I would say that has got to be a toss-up between self-promotion, and stone cold stage fright. I have been a notably TERRIBLE self-promoter over the years, always caring more about the content I’m creating, then talking about it. (I also struggle with a fair amount of performance anxiety….usually not while performing, but up to the moment that I go on stage, or get in front of that camera).
In my early career, this was an especially difficult hurdle to jump, and sometimes I still need to stretch and flex those bravery muscles and practice facing that fear.
A third struggle that feels fair to mention, is the one of monetizing the work itself.
There is a huge part of me that wants the music and art that I make to be free and available to anyone who wants it. Then again…there is that part of me that needs to live somewhere, eat, and fund the work I’m doing, so I can continue to produce it. This I feel, the great equation that most independent artists can face, and often struggle with.
Art +? = Money
Platforms like Patreon, where patrons commit to supporting an Artist’s work, on a monthly or project-based basis, is an exciting development of crowdsourcing, that I see working for people out there in the world of art-business every day…and it excites me.
And while these challenges can complicate our lives sometimes, I am happy to face and confront them in order to move forward with the work.
If you could only play ONE of your songs for the rest of your career, which one would it be?
First off, I love this question…because I’ve never heard it before. Also, I hate it…because it feels like I am put in a position where I have to compare my work! (which is something I don’t usually like to do)
I am not a parent, but I imagine its a similar feeling to trying to select a favorite child. I love them all so much in different ways. However, I think if I have to pick ONE…
I would have to say in a pinch, the song I would pick is: “Is It You”
…that one has a special place in my heart.
What do you think is the most realistic goal you can achieve as an artist/band? What do you hope to achieve?
I don’t believe in limits. So I feel like every goal or desire in my heart is a realistic one.
I REALLY want to work with Jim Henson’s brand…Ideally with “The Muppets.”
I have been quoted previously as saying I would rather make art with The Muppets than win ANY major award or trophy. (And I stand by that…but…my personal motto is “Always choose both” …so there’s that.)
A line from a song in the new FilmTrack I wrote, produced and directed these past few years called “The Avant-Gardener” goes like this… “The doing of the thing…IS the thing.”
I truly believe that, and I value the experience of being, doing, and making, as much as any experience that comes as a fruit of that labor.
I hope to achieve a reputation as someone who produces quality work, with integrity, grit, and kindness.
My goal is to always do my best work, in every moment that I am engaging with it.

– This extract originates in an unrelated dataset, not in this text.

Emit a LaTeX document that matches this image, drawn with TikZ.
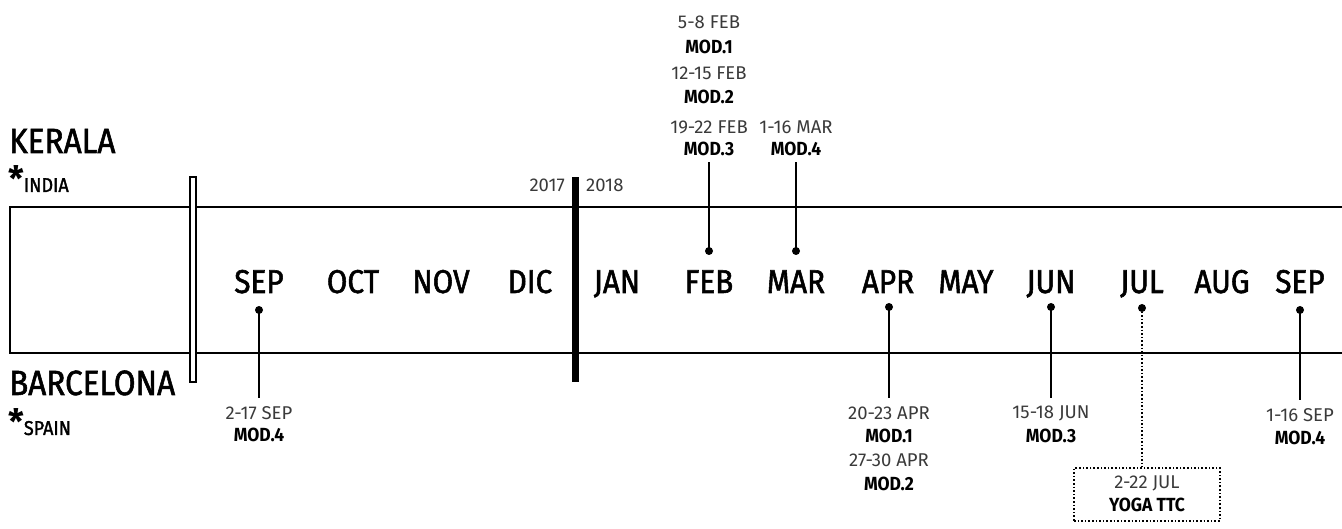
\documentclass[tikz,border=0pt]{standalone}
\usepackage{fontspec}
\setmainfont{Fira Sans}
\newfontfamily\medfont{Fira Sans}[FakeBold=1.6, FakeStretch=0.9]
\newfontfamily\modfont{Fira Sans}[FakeStretch=0.92]
\definecolor{dategray}{HTML}{3A3A3A}
\tikzset{
  month/.style={font=\medfont\fontsize{33}{33}\selectfont, inner sep=0pt, anchor=base},
  place/.style={font=\medfont\fontsize{35}{35}\selectfont, inner sep=0pt, anchor=base west},
  country/.style={inner sep=0pt, anchor=base west},
  datetxt/.style={text=dategray, font=\fontsize{18.5}{18.5}\selectfont, inner sep=0pt},
  modtxt/.style={font=\modfont\bfseries\fontsize{19}{19}\selectfont, inner sep=0pt},
  pin/.style={circle, fill=black, inner sep=0pt, minimum size=8pt},
  stem/.style={line width=1.3pt},
  dotstem/.style={line width=1.6pt, dotted},
  frame/.style={line width=2pt},
}
\begin{document}
\begin{tikzpicture}[x=1pt,y=-1pt]
\useasboundingbox (0,0) rectangle (1342,529);
% main band
\draw[frame] (1342,207) -- (10,207) -- (10,353) -- (1342,353);
% double bar
\draw[line width=1.3pt, fill=white] (190,177) rectangle (196,382);
% year bar
\fill (572,177) rectangle (579,382);
\node[datetxt, anchor=east] (y17) at (565,185) {2017};
\node[datetxt, anchor=west] (y18) at (586,185) {2018};
% places
\node[place] (kerala) at (9,153) {KERALA};
\node[country] (india) at (8,192) {{\fontsize{35}{35}\selectfont\bfseries *}{\medfont\fontsize{20}{20}\selectfont INDIA}};
\node[place] (barcelona) at (9,395) {BARCELONA};
\node[country] (spain) at (8,435) {{\fontsize{35}{35}\selectfont\bfseries *}{\medfont\fontsize{20}{20}\selectfont SPAIN}};
% months
\foreach \n/\x/\t in {sepA/259/SEP, oct/353/OCT, nov/441/NOV, dic/530/DIC, jan/617/JAN, feb/709/FEB, mar/796/MAR, apr/888/APR, may/966/MAY, jun/1051/JUN, jul/1142/JUL, aug/1222/AUG, sepB/1300/SEP}
  \node[month] (m\n) at (\x,293) {\t};
% pins
\node[pin] (pSepA) at (259,310) {};
\node[pin] (pFeb) at (709,251) {};
\node[pin] (pMar) at (796,251) {};
\node[pin] (pApr) at (889,307) {};
\node[pin] (pJun) at (1051,307) {};
\node[pin] (pJul) at (1142,308) {};
\node[pin] (pSepB) at (1300,310) {};
% label ends
\coordinate (eSepA) at (259,398);
\coordinate (eFeb) at (709,162);
\coordinate (eMar) at (796,162);
\coordinate (eApr) at (889,398);
\coordinate (eJun) at (1051,398);
\coordinate (eSepB) at (1300,400);
% stems
\draw[stem] (pSepA.center) -- (eSepA);
\draw[stem] (pFeb.center) -- (eFeb);
\draw[stem] (pMar.center) -- (eMar);
\draw[stem] (pApr.center) -- (eApr);
\draw[stem] (pJun.center) -- (eJun);
\draw[stem] (pSepB.center) -- (eSepB);
% labels SEP 2017
\node[datetxt] (dSepA) at (259,413) {2-17 SEP};
\node[modtxt] (tSepA) at (259,435) {MOD.4};
% labels FEB
\node[datetxt] (dFeb1) at (709,22) {5-8 FEB};
\node[modtxt] (tFeb1) at (709,47) {MOD.1};
\node[datetxt] (dFeb2) at (709,73) {12-15 FEB};
\node[modtxt] (tFeb2) at (709,97) {MOD.2};
\node[datetxt] (dFeb3) at (709,127) {19-22 FEB};
\node[modtxt] (tFeb3) at (709,149) {MOD.3};
% MAR
\node[datetxt] (dMar) at (796,127) {1-16 MAR};
\node[modtxt] (tMar) at (796,149) {MOD.4};
% APR
\node[datetxt] (dApr1) at (889,413) {20-23 APR};
\node[modtxt] (tApr1) at (889,436) {MOD.1};
\node[datetxt] (dApr2) at (889,460) {27-30 APR};
\node[modtxt] (tApr2) at (889,484) {MOD.2};
% JUN
\node[datetxt] (dJun) at (1051,413) {15-18 JUN};
\node[modtxt] (tJun) at (1051,436) {MOD.3};
% SEP 2018
\node[datetxt] (dSepB) at (1300,415) {1-16 SEP};
\node[modtxt] (tSepB) at (1300,438) {MOD.4};
% JUL yoga box
\node[draw, dotted, line width=1.6pt, minimum width=146pt, minimum height=53pt, inner sep=0pt] (ttc) at (1147,494.5) {};
\node[datetxt] (dJul) at (1147,483) {2-22 JUL};
\node[modtxt] (tJul) at (1147,505) {YOGA TTC};
\draw[dotstem] (pJul.center) -- (pJul.center |- ttc.north);
\end{tikzpicture}
\end{document}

Outside of music, what do you like to do that you feel contributes to the creativity that you tap into for your music?
I like to linger in the little moments and the little things in life. Cooking, reading, swimming, good conversation, rock-climbing, building exploring. I try to put myself in circumstances that help me grow, and that feels exciting and productive for me. I play, and laugh, and try/fail at things every day. I prioritize those things.
I once heard someone say, “If you are the smartest person in the room…you are in the wrong room.”
I have taken that to heart and worked hard to surround myself with intelligent and passionate artists, communities, and fellow humans, who inspire and engage with all the different parts of me.
Second, to that, I try to remain open and curious about the world. To look at it with the same love and intrigue as a child might, without judgment, or self-deprecation.
I try to give myself permission to be imperfect and practice aggressive self-love while embracing all of those quirks or “imperfections.”
This has proven to cultivate the most fertile atmosphere in which to dream, invent, find inspiration, and inevitably, to grow my best work.